In a December 2009 forum organized by the Institute of Labor Studies of the Department of Labor and Employment, recruitment agencies lamented that the “no placement fee policy” included in the HSW reform package meant a loss of competitive edge and income for the industry.
If the government would like to see more ethical recruiters, Capistrano believes it can offer more incentives to fair recruiters, by lessening, for example, the red tape in processing contracts. Solving the problem of lengthy processing times and multiple document requirements could also curb the appeal of illegal recruiters who promise speedy processing of applications.
Seeking ethical recruiters
Leonardo Fulgar, 40, recently returned to Saudi Arabia as a technical superintendent in August 2017. A father of three children, he says seeking employment abroad was a necessary decision for his family. He dreams, though, of going home permanently in ten years.
“I need to pay for the lot that I bought for my family, then I would like to start a business,” he says.
He says being employed abroad has its ups and downs. As a professional, he says he has learned so much from his co-workers and from his employers, but once in a while he is still struck with homesickness.

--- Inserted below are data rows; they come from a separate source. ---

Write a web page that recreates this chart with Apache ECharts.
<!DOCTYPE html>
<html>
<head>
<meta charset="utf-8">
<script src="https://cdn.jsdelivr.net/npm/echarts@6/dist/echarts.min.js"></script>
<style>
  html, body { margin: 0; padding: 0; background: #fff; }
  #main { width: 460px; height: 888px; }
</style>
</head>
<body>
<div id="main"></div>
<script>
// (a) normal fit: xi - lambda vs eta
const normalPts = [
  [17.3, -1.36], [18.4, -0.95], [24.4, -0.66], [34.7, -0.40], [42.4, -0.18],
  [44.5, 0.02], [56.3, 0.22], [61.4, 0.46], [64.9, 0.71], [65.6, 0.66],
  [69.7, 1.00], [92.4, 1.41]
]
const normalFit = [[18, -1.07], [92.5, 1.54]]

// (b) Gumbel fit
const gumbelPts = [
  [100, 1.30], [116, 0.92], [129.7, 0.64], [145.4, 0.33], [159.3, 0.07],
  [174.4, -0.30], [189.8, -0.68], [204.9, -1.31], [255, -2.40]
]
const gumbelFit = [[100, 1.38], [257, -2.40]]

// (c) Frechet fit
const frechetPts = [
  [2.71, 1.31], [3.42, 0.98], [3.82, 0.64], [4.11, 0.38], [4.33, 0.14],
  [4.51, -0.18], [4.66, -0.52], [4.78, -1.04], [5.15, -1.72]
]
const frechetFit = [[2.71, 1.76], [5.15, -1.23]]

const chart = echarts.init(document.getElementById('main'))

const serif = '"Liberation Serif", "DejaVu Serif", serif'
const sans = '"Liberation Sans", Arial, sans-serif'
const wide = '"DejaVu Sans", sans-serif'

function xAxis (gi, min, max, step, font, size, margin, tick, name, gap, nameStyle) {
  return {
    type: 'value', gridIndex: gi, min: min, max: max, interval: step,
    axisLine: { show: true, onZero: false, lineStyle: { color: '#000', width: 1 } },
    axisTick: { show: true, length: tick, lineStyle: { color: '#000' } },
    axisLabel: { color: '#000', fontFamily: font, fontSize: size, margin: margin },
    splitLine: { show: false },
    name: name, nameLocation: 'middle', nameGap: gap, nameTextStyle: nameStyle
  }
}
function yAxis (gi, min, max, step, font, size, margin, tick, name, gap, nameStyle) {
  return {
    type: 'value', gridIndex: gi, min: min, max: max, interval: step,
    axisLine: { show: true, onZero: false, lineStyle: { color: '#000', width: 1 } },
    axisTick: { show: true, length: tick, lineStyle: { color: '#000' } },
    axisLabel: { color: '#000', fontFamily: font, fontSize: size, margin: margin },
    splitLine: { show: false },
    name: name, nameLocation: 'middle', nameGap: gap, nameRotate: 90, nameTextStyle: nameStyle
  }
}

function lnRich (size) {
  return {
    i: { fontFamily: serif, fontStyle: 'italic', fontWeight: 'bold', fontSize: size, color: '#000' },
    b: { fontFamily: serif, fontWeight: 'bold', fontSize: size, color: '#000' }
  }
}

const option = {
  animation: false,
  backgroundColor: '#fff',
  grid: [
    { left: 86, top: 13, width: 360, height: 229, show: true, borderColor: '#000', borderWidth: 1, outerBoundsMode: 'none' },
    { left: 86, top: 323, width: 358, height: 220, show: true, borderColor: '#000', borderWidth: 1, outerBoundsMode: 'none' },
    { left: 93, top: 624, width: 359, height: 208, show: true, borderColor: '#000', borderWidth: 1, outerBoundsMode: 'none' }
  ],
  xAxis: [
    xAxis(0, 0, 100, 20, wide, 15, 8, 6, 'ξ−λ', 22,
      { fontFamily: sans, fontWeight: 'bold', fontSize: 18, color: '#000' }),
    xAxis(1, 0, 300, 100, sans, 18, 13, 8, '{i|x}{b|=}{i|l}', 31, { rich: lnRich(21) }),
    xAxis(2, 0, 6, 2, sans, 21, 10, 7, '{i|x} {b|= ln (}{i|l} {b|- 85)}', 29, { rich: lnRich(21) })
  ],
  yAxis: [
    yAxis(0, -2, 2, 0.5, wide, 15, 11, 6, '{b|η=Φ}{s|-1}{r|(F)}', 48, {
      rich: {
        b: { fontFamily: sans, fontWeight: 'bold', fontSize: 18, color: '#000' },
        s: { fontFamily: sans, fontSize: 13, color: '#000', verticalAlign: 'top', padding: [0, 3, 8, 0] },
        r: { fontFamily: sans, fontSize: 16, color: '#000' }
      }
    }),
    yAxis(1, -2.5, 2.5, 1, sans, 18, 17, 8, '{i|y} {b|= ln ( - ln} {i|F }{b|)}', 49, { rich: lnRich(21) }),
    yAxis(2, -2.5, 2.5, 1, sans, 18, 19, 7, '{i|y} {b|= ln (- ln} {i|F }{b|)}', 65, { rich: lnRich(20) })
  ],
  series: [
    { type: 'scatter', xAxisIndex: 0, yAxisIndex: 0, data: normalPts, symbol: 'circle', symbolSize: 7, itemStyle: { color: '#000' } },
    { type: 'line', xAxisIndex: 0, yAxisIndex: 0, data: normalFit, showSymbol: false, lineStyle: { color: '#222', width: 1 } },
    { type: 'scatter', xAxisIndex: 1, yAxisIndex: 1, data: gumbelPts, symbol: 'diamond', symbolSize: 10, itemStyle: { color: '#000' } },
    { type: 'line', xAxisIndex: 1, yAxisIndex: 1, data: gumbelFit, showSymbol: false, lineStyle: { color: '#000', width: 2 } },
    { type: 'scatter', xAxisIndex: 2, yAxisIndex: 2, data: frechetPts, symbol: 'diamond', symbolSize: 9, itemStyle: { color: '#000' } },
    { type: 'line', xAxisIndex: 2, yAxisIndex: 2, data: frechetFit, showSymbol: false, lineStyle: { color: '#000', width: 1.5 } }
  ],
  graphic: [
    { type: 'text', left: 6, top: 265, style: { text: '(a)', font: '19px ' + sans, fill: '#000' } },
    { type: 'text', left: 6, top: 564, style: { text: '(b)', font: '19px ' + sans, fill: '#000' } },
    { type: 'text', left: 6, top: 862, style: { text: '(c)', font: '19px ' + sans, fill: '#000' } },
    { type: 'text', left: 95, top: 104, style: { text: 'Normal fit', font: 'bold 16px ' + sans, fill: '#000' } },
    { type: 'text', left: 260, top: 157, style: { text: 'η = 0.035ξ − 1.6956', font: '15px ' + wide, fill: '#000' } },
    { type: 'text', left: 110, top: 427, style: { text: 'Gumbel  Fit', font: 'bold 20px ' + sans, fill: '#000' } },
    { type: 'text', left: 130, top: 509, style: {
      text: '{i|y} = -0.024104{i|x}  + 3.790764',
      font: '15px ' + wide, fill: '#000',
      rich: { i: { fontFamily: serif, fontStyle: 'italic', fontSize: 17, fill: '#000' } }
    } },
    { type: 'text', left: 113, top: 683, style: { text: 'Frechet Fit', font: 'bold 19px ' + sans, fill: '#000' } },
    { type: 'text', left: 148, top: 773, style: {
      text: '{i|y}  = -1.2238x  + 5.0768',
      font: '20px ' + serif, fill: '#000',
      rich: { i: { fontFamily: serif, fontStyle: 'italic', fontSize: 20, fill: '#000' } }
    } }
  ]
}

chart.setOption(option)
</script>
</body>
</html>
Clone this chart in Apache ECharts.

He enlisted the services of Staffhouse International to facilitate his application. He has been an OFW for nine years and paid a placement fee of P23,000 ($460) in his past deployments to Doha, Qatar, through a different recruitment agency.
Fulgar says he intentionally sought a recruitment agency that did not charge a placement fee because he did not see its necessity.
Unfortunately, for many other migrant workers, recruitment fees are still seen as a requirement to be able to work abroad.
Jimmy, the driver from Bacolod City, is currently applying to be a driver and caretaker in Israel. He is also among a group of migrant workers pursuing a case against Equio, who swindled more than 80 applicants of millions of pesos.
When asked if his current agency charged him a placement fee, he says it thankfully did not.
“Puwede naman po pala iyon (na walang recruitment fee). Sana ganoon din dati (So it’s possible to find work without paying recruitment fees. I wish that happened in the past).”